-------- Data lines --------

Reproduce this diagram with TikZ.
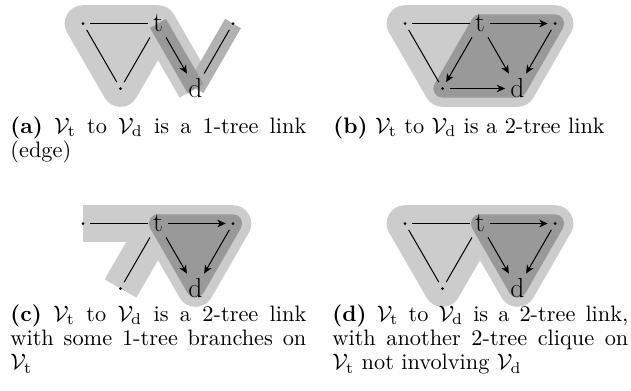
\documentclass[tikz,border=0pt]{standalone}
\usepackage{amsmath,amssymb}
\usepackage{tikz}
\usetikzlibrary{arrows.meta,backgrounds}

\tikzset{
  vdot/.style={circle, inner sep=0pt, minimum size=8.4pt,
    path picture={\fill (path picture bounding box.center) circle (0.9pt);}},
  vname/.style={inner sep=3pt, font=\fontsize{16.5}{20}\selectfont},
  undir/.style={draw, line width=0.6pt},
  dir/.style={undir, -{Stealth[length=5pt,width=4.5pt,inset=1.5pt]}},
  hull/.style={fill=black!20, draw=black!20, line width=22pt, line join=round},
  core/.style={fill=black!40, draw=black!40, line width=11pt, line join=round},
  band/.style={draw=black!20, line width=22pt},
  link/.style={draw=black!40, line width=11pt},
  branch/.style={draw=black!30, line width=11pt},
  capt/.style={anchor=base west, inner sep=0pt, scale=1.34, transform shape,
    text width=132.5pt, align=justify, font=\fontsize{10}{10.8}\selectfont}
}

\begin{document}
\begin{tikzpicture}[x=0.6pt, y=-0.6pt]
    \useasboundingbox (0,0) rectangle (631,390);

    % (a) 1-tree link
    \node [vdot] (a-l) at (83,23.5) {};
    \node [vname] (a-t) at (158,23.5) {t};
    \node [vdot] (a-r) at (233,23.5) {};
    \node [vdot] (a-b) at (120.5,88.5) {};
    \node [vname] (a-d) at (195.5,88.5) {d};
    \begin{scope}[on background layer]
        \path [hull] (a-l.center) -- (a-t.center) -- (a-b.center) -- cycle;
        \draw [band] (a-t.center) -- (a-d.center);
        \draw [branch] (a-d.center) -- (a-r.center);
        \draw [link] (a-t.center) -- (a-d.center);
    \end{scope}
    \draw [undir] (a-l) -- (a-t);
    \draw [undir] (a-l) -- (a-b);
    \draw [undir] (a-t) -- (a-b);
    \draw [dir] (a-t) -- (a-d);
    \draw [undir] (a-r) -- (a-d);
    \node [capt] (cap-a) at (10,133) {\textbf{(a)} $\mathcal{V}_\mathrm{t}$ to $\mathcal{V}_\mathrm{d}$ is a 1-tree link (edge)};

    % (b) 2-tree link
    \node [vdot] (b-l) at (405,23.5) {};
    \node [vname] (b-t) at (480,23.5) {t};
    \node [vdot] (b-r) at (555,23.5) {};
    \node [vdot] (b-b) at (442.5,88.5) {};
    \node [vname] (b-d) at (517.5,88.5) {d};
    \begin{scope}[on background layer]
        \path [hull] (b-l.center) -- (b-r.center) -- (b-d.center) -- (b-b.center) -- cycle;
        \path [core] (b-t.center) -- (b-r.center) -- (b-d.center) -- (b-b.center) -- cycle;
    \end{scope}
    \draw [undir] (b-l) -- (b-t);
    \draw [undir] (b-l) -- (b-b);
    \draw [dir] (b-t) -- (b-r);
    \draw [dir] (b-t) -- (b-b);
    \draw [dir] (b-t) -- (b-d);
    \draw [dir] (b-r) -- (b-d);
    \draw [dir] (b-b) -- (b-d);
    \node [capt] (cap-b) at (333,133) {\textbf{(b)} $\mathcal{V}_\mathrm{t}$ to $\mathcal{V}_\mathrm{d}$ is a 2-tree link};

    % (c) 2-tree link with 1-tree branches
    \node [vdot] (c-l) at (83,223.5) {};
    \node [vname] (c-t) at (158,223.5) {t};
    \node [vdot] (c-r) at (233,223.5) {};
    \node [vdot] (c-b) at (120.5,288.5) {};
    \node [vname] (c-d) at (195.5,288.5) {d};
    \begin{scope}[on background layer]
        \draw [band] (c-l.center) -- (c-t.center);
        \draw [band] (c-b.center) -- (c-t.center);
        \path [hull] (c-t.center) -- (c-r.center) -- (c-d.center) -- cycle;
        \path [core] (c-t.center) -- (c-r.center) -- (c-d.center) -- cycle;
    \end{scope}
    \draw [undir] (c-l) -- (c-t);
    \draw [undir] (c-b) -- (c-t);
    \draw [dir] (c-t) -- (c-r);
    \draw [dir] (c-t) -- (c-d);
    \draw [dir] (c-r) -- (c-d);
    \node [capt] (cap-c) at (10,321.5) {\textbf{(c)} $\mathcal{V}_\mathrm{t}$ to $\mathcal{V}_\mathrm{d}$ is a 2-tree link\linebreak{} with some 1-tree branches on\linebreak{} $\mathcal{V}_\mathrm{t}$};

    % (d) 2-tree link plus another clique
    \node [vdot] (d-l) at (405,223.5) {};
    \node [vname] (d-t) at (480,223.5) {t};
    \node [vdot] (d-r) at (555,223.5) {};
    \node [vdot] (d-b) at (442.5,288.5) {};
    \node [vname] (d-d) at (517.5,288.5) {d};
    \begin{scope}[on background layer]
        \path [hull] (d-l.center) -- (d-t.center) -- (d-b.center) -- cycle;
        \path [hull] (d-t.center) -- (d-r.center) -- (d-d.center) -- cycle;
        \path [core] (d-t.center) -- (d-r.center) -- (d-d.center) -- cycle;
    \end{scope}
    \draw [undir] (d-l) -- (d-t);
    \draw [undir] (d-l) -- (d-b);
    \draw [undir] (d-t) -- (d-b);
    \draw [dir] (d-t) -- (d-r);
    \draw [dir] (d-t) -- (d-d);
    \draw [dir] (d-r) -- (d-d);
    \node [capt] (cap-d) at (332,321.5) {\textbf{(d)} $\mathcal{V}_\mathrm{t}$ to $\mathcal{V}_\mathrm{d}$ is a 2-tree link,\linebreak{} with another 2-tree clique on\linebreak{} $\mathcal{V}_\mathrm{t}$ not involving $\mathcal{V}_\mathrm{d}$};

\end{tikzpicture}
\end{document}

--------
-------- Data lines --------

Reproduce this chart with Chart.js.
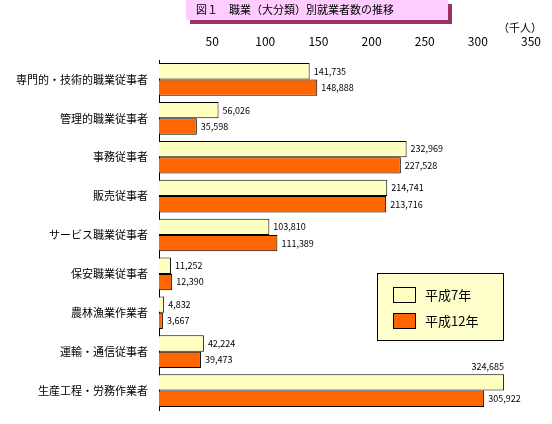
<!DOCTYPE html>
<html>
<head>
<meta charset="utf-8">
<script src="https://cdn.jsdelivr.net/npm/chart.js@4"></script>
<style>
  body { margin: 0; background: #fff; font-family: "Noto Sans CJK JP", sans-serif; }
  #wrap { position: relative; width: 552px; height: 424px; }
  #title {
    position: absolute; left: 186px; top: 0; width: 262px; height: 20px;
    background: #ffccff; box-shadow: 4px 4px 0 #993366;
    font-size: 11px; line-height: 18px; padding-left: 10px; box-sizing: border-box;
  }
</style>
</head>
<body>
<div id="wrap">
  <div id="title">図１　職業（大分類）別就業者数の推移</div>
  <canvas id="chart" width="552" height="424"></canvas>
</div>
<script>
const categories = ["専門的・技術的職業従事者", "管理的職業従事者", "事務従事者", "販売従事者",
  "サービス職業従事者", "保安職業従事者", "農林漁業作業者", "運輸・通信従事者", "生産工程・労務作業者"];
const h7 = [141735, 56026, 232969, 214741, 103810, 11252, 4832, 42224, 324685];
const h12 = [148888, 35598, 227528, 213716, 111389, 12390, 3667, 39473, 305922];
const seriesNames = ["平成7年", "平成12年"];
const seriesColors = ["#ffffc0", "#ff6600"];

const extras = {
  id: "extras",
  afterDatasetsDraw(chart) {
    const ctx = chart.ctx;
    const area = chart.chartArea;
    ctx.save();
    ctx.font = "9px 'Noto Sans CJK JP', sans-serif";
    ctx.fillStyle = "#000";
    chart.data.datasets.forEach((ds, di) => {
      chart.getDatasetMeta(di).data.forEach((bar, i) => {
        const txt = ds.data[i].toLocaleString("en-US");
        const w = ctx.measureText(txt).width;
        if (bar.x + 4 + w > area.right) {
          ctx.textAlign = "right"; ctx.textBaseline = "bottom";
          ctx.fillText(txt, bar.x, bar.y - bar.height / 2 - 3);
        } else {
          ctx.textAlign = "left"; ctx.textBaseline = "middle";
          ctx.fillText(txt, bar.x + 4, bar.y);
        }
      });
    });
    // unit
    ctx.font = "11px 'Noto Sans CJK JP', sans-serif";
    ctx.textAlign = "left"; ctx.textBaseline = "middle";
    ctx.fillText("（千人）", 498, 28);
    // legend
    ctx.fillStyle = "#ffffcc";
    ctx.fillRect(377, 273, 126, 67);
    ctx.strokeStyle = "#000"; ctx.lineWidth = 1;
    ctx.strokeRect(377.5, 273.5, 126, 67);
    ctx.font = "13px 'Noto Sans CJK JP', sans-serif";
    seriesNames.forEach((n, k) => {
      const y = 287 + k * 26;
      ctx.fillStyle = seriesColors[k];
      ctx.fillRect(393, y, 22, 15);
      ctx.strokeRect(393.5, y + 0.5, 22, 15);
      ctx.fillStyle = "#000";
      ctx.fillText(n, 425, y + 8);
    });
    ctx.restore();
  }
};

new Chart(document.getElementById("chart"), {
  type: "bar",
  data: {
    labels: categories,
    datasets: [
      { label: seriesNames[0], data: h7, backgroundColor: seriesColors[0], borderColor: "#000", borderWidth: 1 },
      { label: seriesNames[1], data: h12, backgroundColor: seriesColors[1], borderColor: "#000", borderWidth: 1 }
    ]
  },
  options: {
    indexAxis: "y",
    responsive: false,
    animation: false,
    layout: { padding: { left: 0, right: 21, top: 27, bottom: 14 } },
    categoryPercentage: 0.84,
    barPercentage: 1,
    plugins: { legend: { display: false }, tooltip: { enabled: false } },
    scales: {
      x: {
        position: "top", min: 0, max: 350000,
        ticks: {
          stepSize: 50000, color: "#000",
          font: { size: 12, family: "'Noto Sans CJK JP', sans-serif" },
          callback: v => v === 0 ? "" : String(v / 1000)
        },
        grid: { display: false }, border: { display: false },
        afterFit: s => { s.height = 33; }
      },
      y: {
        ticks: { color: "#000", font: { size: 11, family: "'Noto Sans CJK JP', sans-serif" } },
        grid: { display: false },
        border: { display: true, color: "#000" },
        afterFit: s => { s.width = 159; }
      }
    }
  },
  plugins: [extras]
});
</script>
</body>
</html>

--------

Request ▸ Copy word for word only the lines above from the one with "Reproduce this diagram with TikZ." through the one with "[capt] (cap-a) at". Leave pictures out.

Answer to the task ▸
Reproduce this diagram with TikZ.
\documentclass[tikz,border=0pt]{standalone}
\usepackage{amsmath,amssymb}
\usepackage{tikz}
\usetikzlibrary{arrows.meta,backgrounds}

\tikzset{
  vdot/.style={circle, inner sep=0pt, minimum size=8.4pt,
    path picture={\fill (path picture bounding box.center) circle (0.9pt);}},
  vname/.style={inner sep=3pt, font=\fontsize{16.5}{20}\selectfont},
  undir/.style={draw, line width=0.6pt},
  dir/.style={undir, -{Stealth[length=5pt,width=4.5pt,inset=1.5pt]}},
  hull/.style={fill=black!20, draw=black!20, line width=22pt, line join=round},
  core/.style={fill=black!40, draw=black!40, line width=11pt, line join=round},
  band/.style={draw=black!20, line width=22pt},
  link/.style={draw=black!40, line width=11pt},
  branch/.style={draw=black!30, line width=11pt},
  capt/.style={anchor=base west, inner sep=0pt, scale=1.34, transform shape,
    text width=132.5pt, align=justify, font=\fontsize{10}{10.8}\selectfont}
}

\begin{document}
\begin{tikzpicture}[x=0.6pt, y=-0.6pt]
    \useasboundingbox (0,0) rectangle (631,390);

    % (a) 1-tree link
    \node [vdot] (a-l) at (83,23.5) {};
    \node [vname] (a-t) at (158,23.5) {t};
    \node [vdot] (a-r) at (233,23.5) {};
    \node [vdot] (a-b) at (120.5,88.5) {};
    \node [vname] (a-d) at (195.5,88.5) {d};
    \begin{scope}[on background layer]
        \path [hull] (a-l.center) -- (a-t.center) -- (a-b.center) -- cycle;
        \draw [band] (a-t.center) -- (a-d.center);
        \draw [branch] (a-d.center) -- (a-r.center);
        \draw [link] (a-t.center) -- (a-d.center);
    \end{scope}
    \draw [undir] (a-l) -- (a-t);
    \draw [undir] (a-l) -- (a-b);
    \draw [undir] (a-t) -- (a-b);
    \draw [dir] (a-t) -- (a-d);
    \draw [undir] (a-r) -- (a-d);
    \node [capt] (cap-a) at (10,133) {\textbf{(a)} $\mathcal{V}_\mathrm{t}$ to $\mathcal{V}_\mathrm{d}$ is a 1-tree link (edge)};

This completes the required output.